- [What to work on]: Repeat word for word the lines from the top of the records through the line containing "ax = fig.add_axes([0.125, 0.105, 0.772, 0.797])", and skip the pictures.

- [Input rows]:

-=-=-

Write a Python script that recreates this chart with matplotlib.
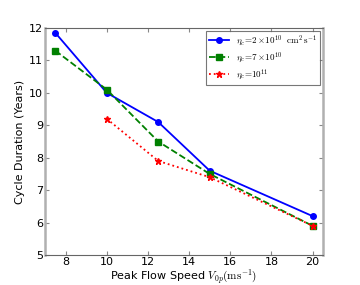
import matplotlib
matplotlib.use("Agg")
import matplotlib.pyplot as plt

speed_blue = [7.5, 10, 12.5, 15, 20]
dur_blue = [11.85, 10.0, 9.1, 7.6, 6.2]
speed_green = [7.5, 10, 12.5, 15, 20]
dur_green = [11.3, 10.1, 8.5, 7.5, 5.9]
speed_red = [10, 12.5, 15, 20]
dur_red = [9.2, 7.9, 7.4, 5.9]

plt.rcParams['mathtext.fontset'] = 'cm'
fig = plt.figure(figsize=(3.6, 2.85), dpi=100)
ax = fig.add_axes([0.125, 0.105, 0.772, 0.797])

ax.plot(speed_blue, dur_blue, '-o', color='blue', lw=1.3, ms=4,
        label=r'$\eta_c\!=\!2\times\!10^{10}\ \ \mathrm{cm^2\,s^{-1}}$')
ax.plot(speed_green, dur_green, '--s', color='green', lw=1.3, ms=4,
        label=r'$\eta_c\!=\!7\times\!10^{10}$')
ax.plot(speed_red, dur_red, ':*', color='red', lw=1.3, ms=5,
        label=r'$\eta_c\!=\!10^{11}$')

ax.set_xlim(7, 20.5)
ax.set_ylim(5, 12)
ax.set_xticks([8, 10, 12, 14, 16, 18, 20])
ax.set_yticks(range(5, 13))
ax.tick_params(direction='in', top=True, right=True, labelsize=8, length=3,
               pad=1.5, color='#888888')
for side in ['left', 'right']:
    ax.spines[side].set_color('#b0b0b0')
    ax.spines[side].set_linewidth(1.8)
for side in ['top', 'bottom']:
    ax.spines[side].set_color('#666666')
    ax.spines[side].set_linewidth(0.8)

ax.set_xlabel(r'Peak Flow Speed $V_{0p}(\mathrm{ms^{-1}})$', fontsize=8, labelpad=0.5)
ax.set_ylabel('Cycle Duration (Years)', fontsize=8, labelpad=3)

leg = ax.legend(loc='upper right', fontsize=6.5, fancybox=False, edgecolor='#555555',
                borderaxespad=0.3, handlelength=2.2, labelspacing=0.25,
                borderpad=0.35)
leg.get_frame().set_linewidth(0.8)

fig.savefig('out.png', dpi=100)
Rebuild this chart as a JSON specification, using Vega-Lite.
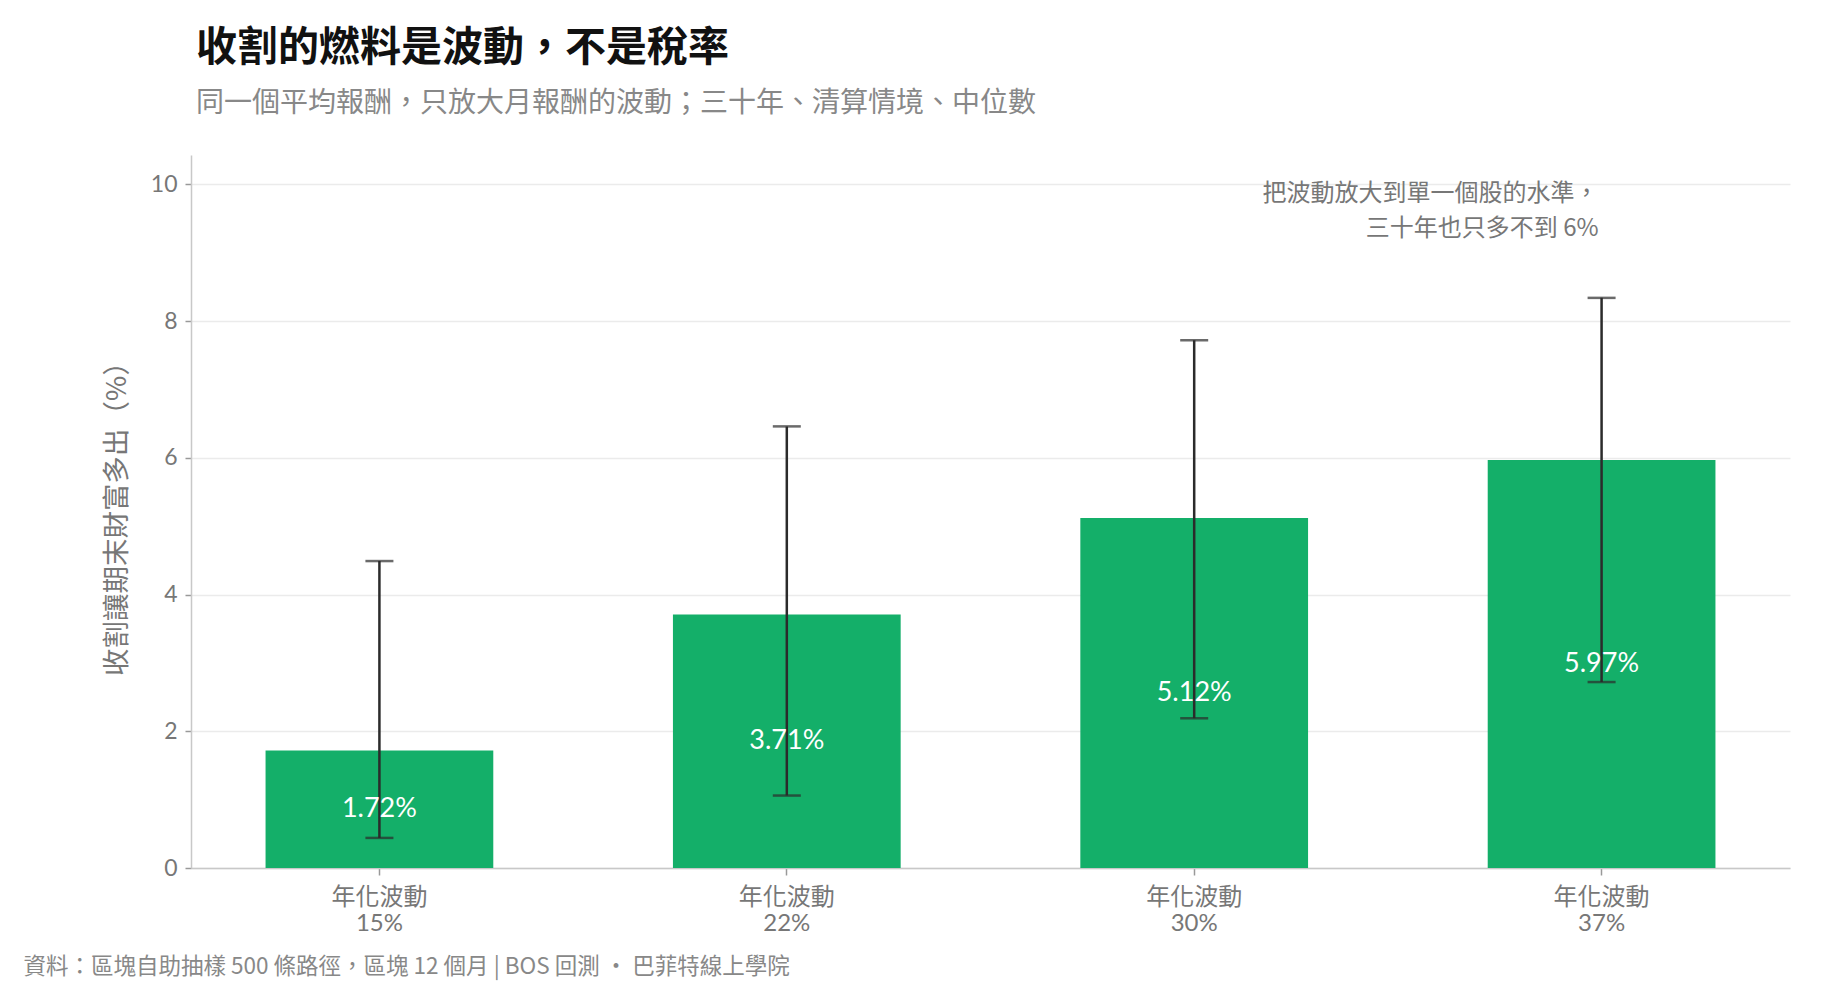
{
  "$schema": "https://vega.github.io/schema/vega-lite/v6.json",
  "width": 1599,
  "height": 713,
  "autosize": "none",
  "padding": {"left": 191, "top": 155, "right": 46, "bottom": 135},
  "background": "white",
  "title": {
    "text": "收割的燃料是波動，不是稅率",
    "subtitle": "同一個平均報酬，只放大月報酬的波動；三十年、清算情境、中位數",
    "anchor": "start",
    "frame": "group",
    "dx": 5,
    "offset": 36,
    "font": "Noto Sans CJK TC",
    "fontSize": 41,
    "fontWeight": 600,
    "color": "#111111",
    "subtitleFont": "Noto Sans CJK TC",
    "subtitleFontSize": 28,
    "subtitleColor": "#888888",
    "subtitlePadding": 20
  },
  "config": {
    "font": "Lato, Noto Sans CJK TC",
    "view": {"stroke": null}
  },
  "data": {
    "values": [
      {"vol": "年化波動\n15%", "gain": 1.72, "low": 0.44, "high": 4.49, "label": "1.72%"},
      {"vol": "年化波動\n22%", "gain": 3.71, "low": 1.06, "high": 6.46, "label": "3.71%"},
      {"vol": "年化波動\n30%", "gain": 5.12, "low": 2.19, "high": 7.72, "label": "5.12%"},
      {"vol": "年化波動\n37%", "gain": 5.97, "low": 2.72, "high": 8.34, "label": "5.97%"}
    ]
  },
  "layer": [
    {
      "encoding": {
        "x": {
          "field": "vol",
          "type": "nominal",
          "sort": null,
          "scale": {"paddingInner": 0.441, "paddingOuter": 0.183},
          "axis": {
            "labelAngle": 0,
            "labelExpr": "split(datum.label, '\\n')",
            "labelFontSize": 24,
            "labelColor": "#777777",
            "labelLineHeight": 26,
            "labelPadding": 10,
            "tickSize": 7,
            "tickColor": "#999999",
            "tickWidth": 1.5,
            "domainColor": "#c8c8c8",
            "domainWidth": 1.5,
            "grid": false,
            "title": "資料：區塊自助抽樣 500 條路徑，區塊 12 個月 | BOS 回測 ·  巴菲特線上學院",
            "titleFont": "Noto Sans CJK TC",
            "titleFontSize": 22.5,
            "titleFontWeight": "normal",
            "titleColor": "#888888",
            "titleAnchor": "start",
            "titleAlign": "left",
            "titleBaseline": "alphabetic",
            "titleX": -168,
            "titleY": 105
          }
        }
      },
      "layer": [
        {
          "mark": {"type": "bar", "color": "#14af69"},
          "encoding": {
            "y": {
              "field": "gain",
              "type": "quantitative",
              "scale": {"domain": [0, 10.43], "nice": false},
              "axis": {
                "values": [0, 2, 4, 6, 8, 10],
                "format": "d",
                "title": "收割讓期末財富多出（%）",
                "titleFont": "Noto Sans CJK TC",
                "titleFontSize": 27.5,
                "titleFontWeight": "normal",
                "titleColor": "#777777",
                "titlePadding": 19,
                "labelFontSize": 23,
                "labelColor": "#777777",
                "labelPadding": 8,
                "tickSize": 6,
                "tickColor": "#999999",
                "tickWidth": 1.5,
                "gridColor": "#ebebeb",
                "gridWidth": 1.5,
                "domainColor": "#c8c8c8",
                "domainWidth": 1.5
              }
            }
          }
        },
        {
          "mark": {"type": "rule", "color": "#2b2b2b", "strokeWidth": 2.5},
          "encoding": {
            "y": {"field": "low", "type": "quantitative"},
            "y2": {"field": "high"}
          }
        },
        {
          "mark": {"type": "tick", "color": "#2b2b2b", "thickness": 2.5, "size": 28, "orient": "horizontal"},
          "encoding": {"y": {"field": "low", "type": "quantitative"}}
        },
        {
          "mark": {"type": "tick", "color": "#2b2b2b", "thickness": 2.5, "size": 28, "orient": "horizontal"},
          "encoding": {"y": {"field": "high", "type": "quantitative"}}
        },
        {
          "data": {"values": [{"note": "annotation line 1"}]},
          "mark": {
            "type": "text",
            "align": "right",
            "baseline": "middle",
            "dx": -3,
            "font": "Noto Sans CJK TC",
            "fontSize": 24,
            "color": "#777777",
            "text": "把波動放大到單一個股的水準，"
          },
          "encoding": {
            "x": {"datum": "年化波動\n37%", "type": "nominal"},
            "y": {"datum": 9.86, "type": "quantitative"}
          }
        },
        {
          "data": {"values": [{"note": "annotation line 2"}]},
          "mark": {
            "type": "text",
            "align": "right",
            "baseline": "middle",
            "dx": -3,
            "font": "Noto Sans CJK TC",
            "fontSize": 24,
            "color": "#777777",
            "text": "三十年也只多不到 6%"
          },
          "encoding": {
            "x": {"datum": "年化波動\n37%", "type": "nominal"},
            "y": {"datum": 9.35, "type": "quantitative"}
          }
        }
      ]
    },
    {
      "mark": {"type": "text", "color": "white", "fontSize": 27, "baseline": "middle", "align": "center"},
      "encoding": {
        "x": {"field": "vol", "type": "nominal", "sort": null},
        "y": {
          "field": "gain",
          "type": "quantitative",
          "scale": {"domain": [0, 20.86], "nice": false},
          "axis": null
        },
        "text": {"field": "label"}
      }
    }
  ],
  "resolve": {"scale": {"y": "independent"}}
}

-=-=-

- [Written answer]:
Write a Python script that recreates this chart with matplotlib.
import matplotlib
matplotlib.use("Agg")
import matplotlib.pyplot as plt

speed_blue = [7.5, 10, 12.5, 15, 20]
dur_blue = [11.85, 10.0, 9.1, 7.6, 6.2]
speed_green = [7.5, 10, 12.5, 15, 20]
dur_green = [11.3, 10.1, 8.5, 7.5, 5.9]
speed_red = [10, 12.5, 15, 20]
dur_red = [9.2, 7.9, 7.4, 5.9]

plt.rcParams['mathtext.fontset'] = 'cm'
fig = plt.figure(figsize=(3.6, 2.85), dpi=100)
ax = fig.add_axes([0.125, 0.105, 0.772, 0.797])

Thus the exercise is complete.